Let $f:\mathbb R^d\to\mathbb R^d$ be a diffeomorphism, $x_0$ be a fixed point of $$\frac{\rm d}{{\rm d}t}\varphi_t(x)=f\left(\varphi_t(x)\right)\tag1$$ (i.e. $f(x_0)=0$) and $A:={\rm D}f(x_0)$.
It is a well-known result that if the largest eigenvalue $\lambda_1$ of $A$ is negative, then $x_0$ is asymptotically stable.
Now, on the other hand, if $x_0$ is a fixed point of the discrete system $$x_n=f(x_{n-1})\tag2,$$ we may consider the linearization $$h_n=Ah_{n-1}\tag3$$ and it is well-known that $x_0$ is asymptotically stable if $|\lambda_1|<1$.
How are these stability results related?
I've read that we somehow need to "integrate" $(2)$ over time and then use that if $\lambda$ is an eigenvalue of $A$, then $e^\lambda$ is an eigenvalue of $e^A$, but I neither know how precisely we need to transform $(2)$, nor why $e^A$ is occurring then.

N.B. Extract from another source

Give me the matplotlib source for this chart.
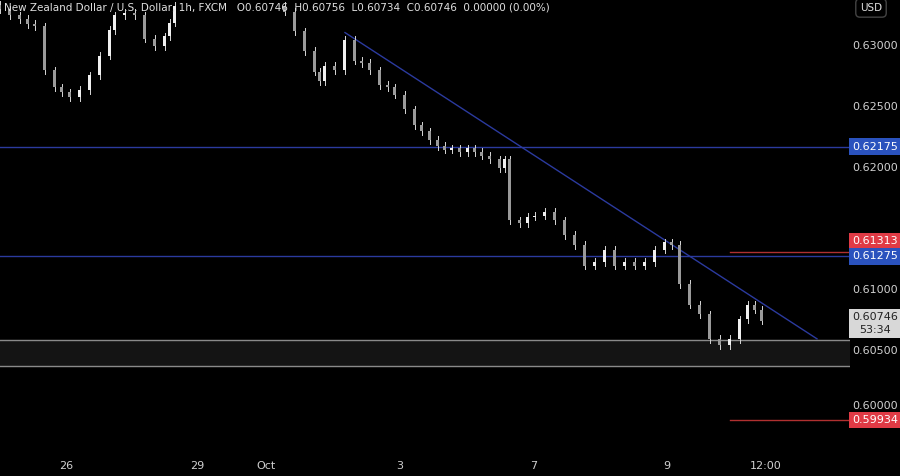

The link between the two results comes from linear system analysis.
1. From continuous-time dynamic system(CTDS) to discrete-time dynamic system(DTDS), linear case
Consider the state-space representation of a CTDS, $\dot{x}=Ax,x(0)=x_0$ where $x,x_0\in\mathbb{R}^d,A\in\mathbb{R}^{d\times d}.$ We can explicitly solve this: $$x(t)=e^{At}x(0).$$
Let $x_n=x(nT)$ where $T$ is a positive constant, we have $$x_{n+1}=e^{AT}x_n=e^Te^Ax_n.$$ That is to say, we obtain a DTDS by sampling a CTDS. This is how $e^A$ occurs.
2. Stability and stability criteria of the two linear systems
Let $x_0$ be a fixed point of the CTDS, then $Ax_0=0$. Since $$e^A=\sum_{n=0}^\infty\frac{A^n}{n!},$$ we have that $$e^Ax_0=0.$$
Hence $x_0$ is also a fixed point of the DTDS.
Using the definition for stability, we can easily check that the (in)stability of the CTDS at $x_0$ is equivalent to the (in)stability of the DTDS at $x_0$ and the factor $e^{T}$ doesn't matter.
As you said, if $λ$ is an eigenvalue of $A$, then $e^λ$ is an eigenvalue of $e^A$, therefore all eigenvalue of $A$ is negative is equivalent to all eigenvalue of $e^A$ is inside the unit circle.
3. Linearization keeps the stability invariant
See Hartman–Grobman theorem.
Edit 1:
The full logic goes like this: the stability of a nonlinear system (continuous-case or discrete-case) at some equilibrium point can be partly inferred by analyzing the linear system obtained by linearization at that point (Hartman–Grobman theorem for the continuous-case and Banach fixed-point theorem for the discrete-case). Therefore, we can focus on the linearized version of the two systems, and the stability analysis still holds.
To put it simply, We are actually dealing with four systems here: $$\dot{x}=f(x),\tag{1}$$ $$\dot{x}=Ax,A:={\textrm D}f(x_0),\tag{1'}$$ $$x_n=f(x_{n-1}),\tag{2}$$ $$x_n=Ax_{n-1},A:={\textrm D}f(x_0),\tag{2'}$$ System (1') and (2') are the linearized version of systems (1) and (2), respectively. As you mentioned, if the largest eigenvalue $\lambda_1$ of $A$ is negative, then (1') and (1) are both asymptotically stable at $x_0$. Similarly, if $|\lambda_1|<1$, then (2') and (2) are both asymptotically stable at $x_0$.
Since (1') is a linear time-invariant system, we can easily explicitly solve it: $x(t)=e^{At}x(0)$. By sampling, we get another DTDS: $$x_{n+1}=e^Te^Ax_n\tag{3}$$
It is by connecting (1') with (2') using (3) that we get the relationship of the two criteria. The results are shown above.